Priorities received three $1 million checks in May from Houston lawyer Steve Mostyn and Florida retiree Barbara Stiefel, as well as Franklin Haney, CEO of Washington-based real estate firm FLH Company.
Those are donations to Romney's Super PAC, not to Romney himself, but the Obama campaign won't mind if you don't make the distinction: the giant amounts of money coming in from executives and plutocrats underscores the Obama campaign's narrative of Mitt Romney the vulture capitalist, who's running for President only so he can further rig the laws for the benefit of wealthy. The Obama campaign is preparing to make the argument that Ron Paul fans have been making in all caps in comments sections for the past nine months: Mitt Romney is buying the election.

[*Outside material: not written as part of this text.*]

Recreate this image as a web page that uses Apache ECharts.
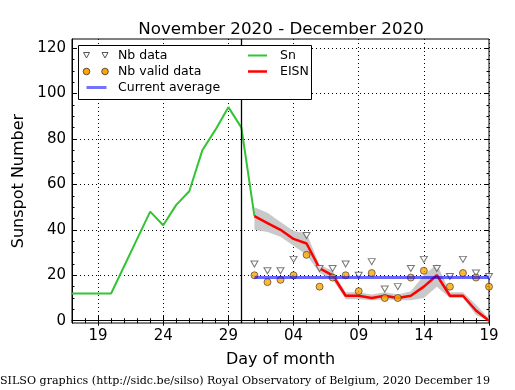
<!DOCTYPE html>
<html>
<head>
<meta charset="utf-8">
<script src="https://cdn.jsdelivr.net/npm/echarts@6/dist/echarts.min.js"></script>
<style>
html,body{margin:0;padding:0;background:#fff;}
#chart{width:515px;height:390px;}
</style>
</head>
<body>
<div id="chart"></div>
<script>
// Days: Nov 17 .. Dec 19
const days = ['11-17','11-18','11-19','11-20','11-21','11-22','11-23','11-24','11-25','11-26','11-27','11-28','11-29','11-30',
  '12-01','12-02','12-03','12-04','12-05','12-06','12-07','12-08','12-09','12-10','12-11','12-12','12-13','12-14','12-15','12-16','12-17','12-18','12-19'];
const majorTickDays = ['11-19','11-24','11-29','12-04','12-09','12-14','12-19'];
const yTickLabels = [0, 20, 40, 60, 80, 100, 120];
const yMinorTicks = [0,5,10,15,20,25,30,35,40,45,50,55,60,65,70,75,80,85,90,95,100,105,110,115,120];

// Sn: Nov 17 .. Dec 1
const sn = [12, 12, 12, 12, 24, 36, 48, 42, 51, 57, 75, 84, 94, 85, 46];
// Dec 1 .. Dec 19
const eisn      = [46, 43, 40, 36, 34, 23, 20, 11, 11, 10, 11, 10, 11, 15, 20, 11, 11, 4.5, 0];
const eisnLow   = [40, 39, 37, 33, 29, 21, 18, 9.5, 9.5, 9, 9.5, 9, 9, 10, 15, 10, 10, 2.5, 0];
const eisnHigh  = [50, 47.5, 43.5, 39.5, 38.5, 24.5, 22, 12.5, 12.5, 11.5, 12.5, 11.5, 13, 20, 25, 12.5, 12.5, 7, 1];
const nbData    = [25, 22, 22, 27, 37.5, 23, 23, 25, 20, 26, 14, 15, 23, 27, 23, 19.5, 27, 21, 19.5];
const nbValid   = [20, 17, 18, 20, 29, 15, 19, 20, 13, 21, 10, 10, 19, 22, null, 15, 21, 19, 15];
const currentAverage = [19, 19, 19, 19, 19, 19, 19, 19, 19, 19, 19, 19, 19, 19, 19, 19, 19, 19, 19];
const cutDay = '11-30';

const decStart = days.indexOf('12-01');
function padDec(arr){ const out = new Array(decStart).fill(null); return out.concat(arr); }
const bandBase = padDec(eisnLow);
const bandDiff = padDec(eisnHigh.map((h,i)=>h - eisnLow[i]));

const isMajor = (i) => majorTickDays.indexOf(days[i]) >= 0;
const font = 'DejaVu Sans';

const chart = echarts.init(document.getElementById('chart'), null, {renderer:'canvas'});
const baseCat = {type:'category', data: days, boundaryGap:false, gridIndex:0};
const baseVal = {type:'value', min:-1, max:124, gridIndex:0};

const option = {
  animation:false,
  backgroundColor:'#fff',
  title:{text:'November 2020 - December 2020', left:276, top:16, textAlign:'center',
    textStyle:{fontFamily:font, fontSize:16.7, fontWeight:'normal', color:'#000'}},
  grid:{left:72, top:39, right:26, bottom:67, show:true, borderColor:'#000', borderWidth:1, backgroundColor:'transparent'},
  xAxis:[
    Object.assign({}, baseCat, {position:'bottom',
      axisLine:{show:true, lineStyle:{color:'#000', width:1}},
      axisTick:{show:true, inside:true, length:5, interval:(i)=>isMajor(i), lineStyle:{color:'#000'}},
      axisLabel:{show:true, interval:(i)=>isMajor(i), formatter:(v)=>v.slice(3), fontFamily:font, fontSize:15, color:'#000', margin:6},
      splitLine:{show:true, interval:(i)=>isMajor(i), lineStyle:{color:'#000', type:[1,3], width:1}},
      name:'Day of month', nameLocation:'middle', nameGap:29, nameTextStyle:{fontFamily:font, fontSize:16, color:'#000'}}),
    Object.assign({}, baseCat, {position:'bottom', axisLine:{show:false},
      axisTick:{show:true, inside:true, length:2.5, interval:0, lineStyle:{color:'#000'}},
      axisLabel:{show:false}, splitLine:{show:false}}),
    Object.assign({}, baseCat, {position:'top', axisLine:{show:false},
      axisTick:{show:true, inside:true, length:5, interval:(i)=>isMajor(i), lineStyle:{color:'#000'}},
      axisLabel:{show:false}, splitLine:{show:false}}),
    Object.assign({}, baseCat, {position:'top', axisLine:{show:false},
      axisTick:{show:true, inside:true, length:2.5, interval:0, lineStyle:{color:'#000'}},
      axisLabel:{show:false}, splitLine:{show:false}})
  ],
  yAxis:[
    Object.assign({}, baseVal, {position:'left',
      axisLine:{show:true, lineStyle:{color:'#000', width:1}},
      axisTick:{show:true, inside:true, length:5, customValues:yTickLabels, lineStyle:{color:'#000'}},
      axisLabel:{show:true, customValues:yTickLabels, fontFamily:font, fontSize:15, color:'#000', margin:6},
      splitLine:{show:true, lineStyle:{color:'#000', type:[1,3], width:1}},
      name:'Sunspot Number', nameLocation:'middle', nameGap:37, nameRotate:90,
      nameTextStyle:{fontFamily:font, fontSize:16, color:'#000'}}),
    Object.assign({}, baseVal, {position:'left', axisLine:{show:false},
      axisTick:{show:true, inside:true, length:2.5, customValues:yMinorTicks, lineStyle:{color:'#000'}},
      axisLabel:{show:false}, splitLine:{show:false}}),
    Object.assign({}, baseVal, {position:'right', axisLine:{show:false},
      axisTick:{show:true, inside:true, length:5, customValues:yTickLabels, lineStyle:{color:'#000'}},
      axisLabel:{show:false}, splitLine:{show:false}}),
    Object.assign({}, baseVal, {position:'right', axisLine:{show:false},
      axisTick:{show:true, inside:true, length:2.5, customValues:yMinorTicks, lineStyle:{color:'#000'}},
      axisLabel:{show:false}, splitLine:{show:false}})
  ],
  series:[
    {name:'bandLow', type:'line', data:bandBase, stack:'band', symbol:'none', silent:true,
      lineStyle:{opacity:0}, z:2},
    {name:'bandRange', type:'line', data:bandDiff, stack:'band', symbol:'none', silent:true,
      lineStyle:{opacity:0}, areaStyle:{color:'#c9c9c9', opacity:1}, z:2},
    {name:'Sn', type:'line', data:sn, symbol:'none', lineStyle:{color:'#33c433', width:2}, itemStyle:{color:'#33c433'}, z:3,
      markLine:{silent:true, symbol:'none', label:{show:false}, lineStyle:{color:'#000', width:1.3, type:'solid'},
        data:[{xAxis:cutDay}]}},
    {name:'EISN', type:'line', data:padDec(eisn), symbol:'none', lineStyle:{color:'#ff0000', width:2.5}, itemStyle:{color:'#ff0000'}, z:3},
    {name:'Nb data', type:'scatter', data:padDec(nbData), symbol:'triangle', symbolRotate:180, symbolSize:[7,6],
      itemStyle:{color:'#ffffff', borderColor:'#555', borderWidth:1}, z:4},
    {name:'Nb valid data', type:'scatter', data:padDec(nbValid), symbol:'circle', symbolSize:7,
      itemStyle:{color:'#ffa500', borderColor:'#333', borderWidth:0.8}, z:4},
    {name:'Current average', type:'line', data:padDec(currentAverage), symbol:'none',
      lineStyle:{color:'rgba(0,0,255,0.6)', width:3}, z:5}
  ],
  graphic:[
    {type:'rect', z:100, shape:{x:78.5, y:45.5, width:233, height:54}, style:{fill:'#fff', stroke:'#000', lineWidth:1}},
    {type:'polygon', z:101, shape:{points:[[83.5,52.5],[89.5,52.5],[86.5,58]]}, style:{fill:'#fff', stroke:'#555', lineWidth:1}},
    {type:'polygon', z:101, shape:{points:[[102,52.5],[108,52.5],[105,58]]}, style:{fill:'#fff', stroke:'#555', lineWidth:1}},
    {type:'circle', z:101, shape:{cx:86.5, cy:71.5, r:3.3}, style:{fill:'#ffa500', stroke:'#333', lineWidth:0.8}},
    {type:'circle', z:101, shape:{cx:105, cy:71.5, r:3.3}, style:{fill:'#ffa500', stroke:'#333', lineWidth:0.8}},
    {type:'line', z:101, shape:{x1:86.5, y1:87.5, x2:106.5, y2:87.5}, style:{stroke:'rgba(0,0,255,0.55)', lineWidth:3}},
    {type:'line', z:101, shape:{x1:248, y1:55.5, x2:267, y2:55.5}, style:{stroke:'#33c433', lineWidth:2}},
    {type:'line', z:101, shape:{x1:248, y1:71.5, x2:267, y2:71.5}, style:{stroke:'#ff0000', lineWidth:2.5}},
    {type:'text', z:101, x:118, y:55.5, style:{text:'Nb data', fontFamily:font, fontSize:12.5, fill:'#000', verticalAlign:'middle'}},
    {type:'text', z:101, x:118, y:71.5, style:{text:'Nb valid data', fontFamily:font, fontSize:12.5, fill:'#000', verticalAlign:'middle'}},
    {type:'text', z:101, x:118, y:87.5, style:{text:'Current average', fontFamily:font, fontSize:12.5, fill:'#000', verticalAlign:'middle'}},
    {type:'text', z:101, x:280, y:55.5, style:{text:'Sn', fontFamily:font, fontSize:12.5, fill:'#000', verticalAlign:'middle'}},
    {type:'text', z:101, x:280, y:71.5, style:{text:'EISN', fontFamily:font, fontSize:12.5, fill:'#000', verticalAlign:'middle'}},
    {type:'text', z:101, x:0, y:381, style:{text:'SILSO graphics (http://sidc.be/silso) Royal Observatory of Belgium, 2020 December 19',
      fontFamily:'DejaVu Serif', fontSize:11.1, fill:'#000', verticalAlign:'middle'}}
  ]
};
chart.setOption(option);
</script>
</body>
</html>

In other words, the OBama campaign wants many more headlines like these:

Since Obama can't match Romney's totals—the left's aversion to Super PACs has left Obama's Priorities USA dwindling behind Restore Our Future and Crossroads—he has everything to gain by touting Romney's fundraising numbers. Expect Obama to reference Romney's totals, to the dollar, in debates; expect to see Romney's totals in large, spooky typeface across DNC ads. Just as Obama's 2008 fundraising became not just part of his campaign's treasury but part of its story, Romney's funds are about to become a metonymn of his candidacy. And the campaign that broke all fundraising records four years ago now finds itself in the best position possible for a populist incumbent: underdog.